Air-stable organic flow batteries

Researchers at the Chinese Dalian Institute of Chemical Physics have produced stable organic redox compounds for use in aqueous flow batteries.

Dalian Institute of Chemical Physics flow battery prototype credit ZHAO Ziming ZHANG Changkun

“Organic redox-active molecules [ORAMs] are abundant and diverse, offering significant potential for energy storage, particularly in aqueous organic flow batteries,” according to the Institute. “However, ensuring the stability of the ORAMs during the charge and discharge process is critical, as side reactions can deactivate them and eliminate their redox activity – air stability remains a challenge for many ORAMs.”
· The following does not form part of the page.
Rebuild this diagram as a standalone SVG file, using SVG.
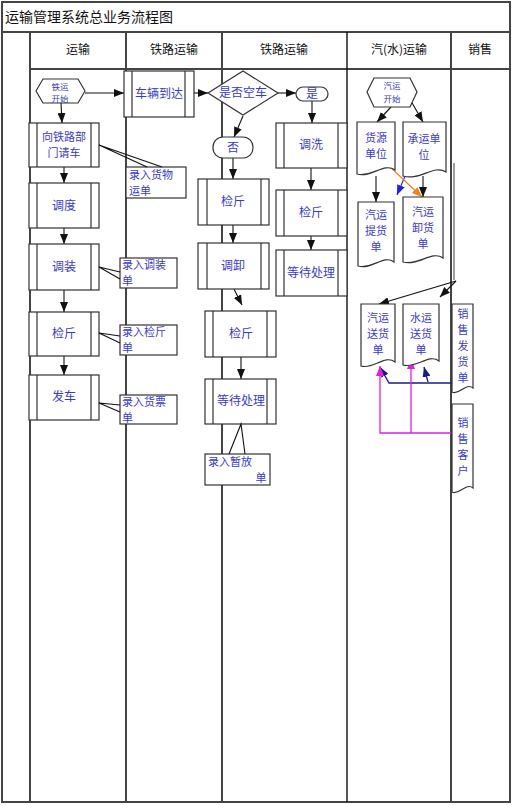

Dalian Institute of Chemical Physics flow battery reactions credit ZHAO Ziming ZHANG Changkun

A group led by Professors Li Xianfeng and Zhang Changkun has developed naphthalene derivatives with active hydroxyls and dimethylamine scaffolds that are stable in air and can serve as catholytes flow batteries.


One of the materials was stable through 850 cycles (~40 days) at 50Ah/litre.


“Even with continuous air flow in the catholyte, the naphthalene-based flow battery could run smoothly for approximately 600 cycles [~22 days] without capacity and efficiency decay,” said the Institute.

The synthesis route is said to combined chemical and in situ electro-chemical methods, and be scalable.

To demonstrate this, 5kg lots were made and, according to the Institute: “pilot-scale battery stacks containing these naphthalene derivatives achieved an average system capacity of approximately 330Ah. They exhibited remarkable cycling stability over 270 cycles [~27 days], with a capacity retention of 99.95% per cycle.”

Dalian Institute of Chemical Physics flow battery artAs the active chemicals are stored outside the reaction chamber, and are only introduced when needed, flow batteries decouple energy and power capability.

All else being equal: energy capacity is proportional to the size of the external holding tanks, while power capacity is proportional to the size of the reaction vessel.

The work is published as ‘Air-stable naphthalene derivative-based electrolytes for sustainable aqueous flow batteries‘ in Nature Sustainability.